>> Start

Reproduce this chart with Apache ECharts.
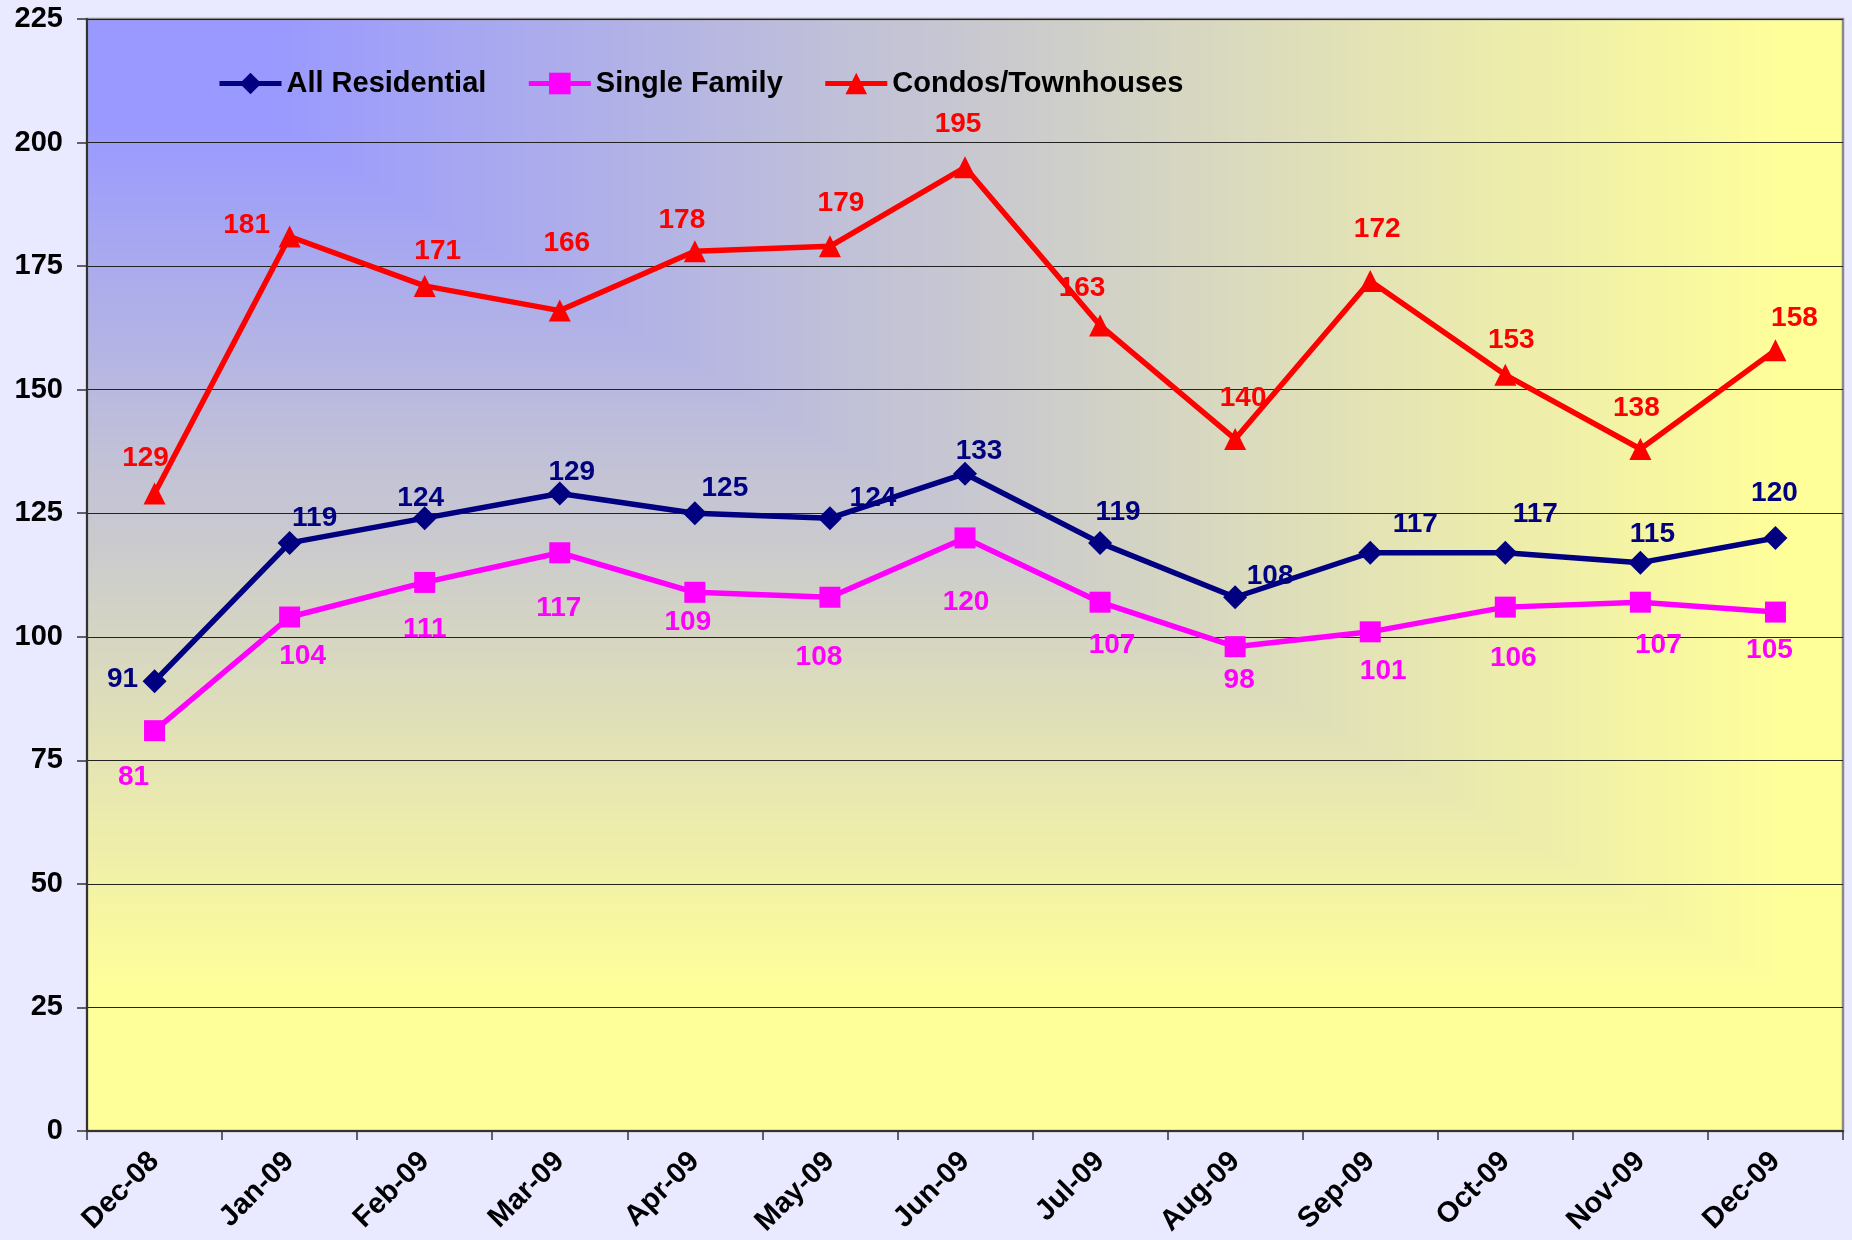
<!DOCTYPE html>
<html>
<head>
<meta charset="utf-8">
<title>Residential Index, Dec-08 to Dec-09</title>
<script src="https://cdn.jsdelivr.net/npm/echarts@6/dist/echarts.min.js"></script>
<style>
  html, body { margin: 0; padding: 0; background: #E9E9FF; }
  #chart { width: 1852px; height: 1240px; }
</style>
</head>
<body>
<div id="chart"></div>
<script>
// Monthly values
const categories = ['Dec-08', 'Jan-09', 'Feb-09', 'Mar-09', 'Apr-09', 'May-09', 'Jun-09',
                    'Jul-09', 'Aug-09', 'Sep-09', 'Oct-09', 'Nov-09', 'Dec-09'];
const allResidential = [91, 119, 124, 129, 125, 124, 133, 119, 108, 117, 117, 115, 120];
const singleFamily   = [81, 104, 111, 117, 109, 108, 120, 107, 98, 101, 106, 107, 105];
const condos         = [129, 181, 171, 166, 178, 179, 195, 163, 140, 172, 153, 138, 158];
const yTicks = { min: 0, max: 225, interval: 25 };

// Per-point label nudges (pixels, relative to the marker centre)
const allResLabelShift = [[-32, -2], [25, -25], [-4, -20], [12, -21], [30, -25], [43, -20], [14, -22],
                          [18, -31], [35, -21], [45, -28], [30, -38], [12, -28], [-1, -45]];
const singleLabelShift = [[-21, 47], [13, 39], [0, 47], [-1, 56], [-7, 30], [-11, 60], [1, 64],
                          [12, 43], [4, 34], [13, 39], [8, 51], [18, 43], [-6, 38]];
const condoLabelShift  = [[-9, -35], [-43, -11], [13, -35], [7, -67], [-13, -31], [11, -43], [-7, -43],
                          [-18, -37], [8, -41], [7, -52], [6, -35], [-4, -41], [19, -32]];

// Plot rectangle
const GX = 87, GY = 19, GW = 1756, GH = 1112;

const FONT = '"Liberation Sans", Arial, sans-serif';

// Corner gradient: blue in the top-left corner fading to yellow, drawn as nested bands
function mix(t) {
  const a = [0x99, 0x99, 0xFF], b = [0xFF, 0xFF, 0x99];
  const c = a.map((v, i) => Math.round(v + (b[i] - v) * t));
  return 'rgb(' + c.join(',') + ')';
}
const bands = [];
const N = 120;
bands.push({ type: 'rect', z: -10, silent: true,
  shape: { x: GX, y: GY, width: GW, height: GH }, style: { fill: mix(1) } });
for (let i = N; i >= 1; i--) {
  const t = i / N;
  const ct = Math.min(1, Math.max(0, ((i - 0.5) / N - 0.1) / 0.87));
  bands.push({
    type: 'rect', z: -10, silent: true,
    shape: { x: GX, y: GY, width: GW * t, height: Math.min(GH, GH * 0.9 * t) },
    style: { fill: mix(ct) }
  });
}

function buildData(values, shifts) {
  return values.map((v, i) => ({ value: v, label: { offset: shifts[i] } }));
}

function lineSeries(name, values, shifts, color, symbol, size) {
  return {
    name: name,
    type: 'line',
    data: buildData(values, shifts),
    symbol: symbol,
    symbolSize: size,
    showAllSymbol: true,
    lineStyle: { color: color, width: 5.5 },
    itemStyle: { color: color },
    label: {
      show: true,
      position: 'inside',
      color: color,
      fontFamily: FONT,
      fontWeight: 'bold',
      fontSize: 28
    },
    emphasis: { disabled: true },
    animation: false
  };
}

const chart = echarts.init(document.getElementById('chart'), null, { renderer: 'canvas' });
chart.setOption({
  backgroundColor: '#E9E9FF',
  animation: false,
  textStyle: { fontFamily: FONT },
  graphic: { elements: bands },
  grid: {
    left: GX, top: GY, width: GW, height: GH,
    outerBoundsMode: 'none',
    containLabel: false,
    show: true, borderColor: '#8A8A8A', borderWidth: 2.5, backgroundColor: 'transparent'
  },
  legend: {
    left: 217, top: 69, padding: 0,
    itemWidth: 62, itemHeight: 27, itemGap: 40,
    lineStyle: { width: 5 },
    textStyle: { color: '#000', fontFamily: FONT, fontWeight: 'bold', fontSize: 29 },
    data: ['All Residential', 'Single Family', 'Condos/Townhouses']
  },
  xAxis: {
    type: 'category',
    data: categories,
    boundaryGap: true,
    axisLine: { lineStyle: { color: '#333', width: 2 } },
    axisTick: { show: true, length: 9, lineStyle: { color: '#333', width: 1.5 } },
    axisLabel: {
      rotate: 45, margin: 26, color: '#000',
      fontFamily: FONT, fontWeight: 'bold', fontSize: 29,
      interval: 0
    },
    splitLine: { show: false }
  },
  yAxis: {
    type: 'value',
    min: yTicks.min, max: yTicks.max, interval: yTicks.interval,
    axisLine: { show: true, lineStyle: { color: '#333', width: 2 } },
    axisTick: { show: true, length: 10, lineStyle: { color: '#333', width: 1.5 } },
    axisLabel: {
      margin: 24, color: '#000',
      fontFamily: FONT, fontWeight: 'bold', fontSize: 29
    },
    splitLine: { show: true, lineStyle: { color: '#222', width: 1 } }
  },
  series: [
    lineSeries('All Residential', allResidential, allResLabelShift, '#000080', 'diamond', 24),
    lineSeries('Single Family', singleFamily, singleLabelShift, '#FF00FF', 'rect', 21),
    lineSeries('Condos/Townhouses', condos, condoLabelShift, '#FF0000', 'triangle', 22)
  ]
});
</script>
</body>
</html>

>> End

**WORK TO COMPLETE:** Leave out the pictures and repeat the lines from the start of the material through the line with "225, interval: 25", inclusive.

**SOLUTION:**
Reproduce this chart with Apache ECharts.
<!DOCTYPE html>
<html>
<head>
<meta charset="utf-8">
<title>Residential Index, Dec-08 to Dec-09</title>
<script src="https://cdn.jsdelivr.net/npm/echarts@6/dist/echarts.min.js"></script>
<style>
  html, body { margin: 0; padding: 0; background: #E9E9FF; }
  #chart { width: 1852px; height: 1240px; }
</style>
</head>
<body>
<div id="chart"></div>
<script>
// Monthly values
const categories = ['Dec-08', 'Jan-09', 'Feb-09', 'Mar-09', 'Apr-09', 'May-09', 'Jun-09',
                    'Jul-09', 'Aug-09', 'Sep-09', 'Oct-09', 'Nov-09', 'Dec-09'];
const allResidential = [91, 119, 124, 129, 125, 124, 133, 119, 108, 117, 117, 115, 120];
const singleFamily   = [81, 104, 111, 117, 109, 108, 120, 107, 98, 101, 106, 107, 105];
const condos         = [129, 181, 171, 166, 178, 179, 195, 163, 140, 172, 153, 138, 158];
const yTicks = { min: 0, max: 225, interval: 25 };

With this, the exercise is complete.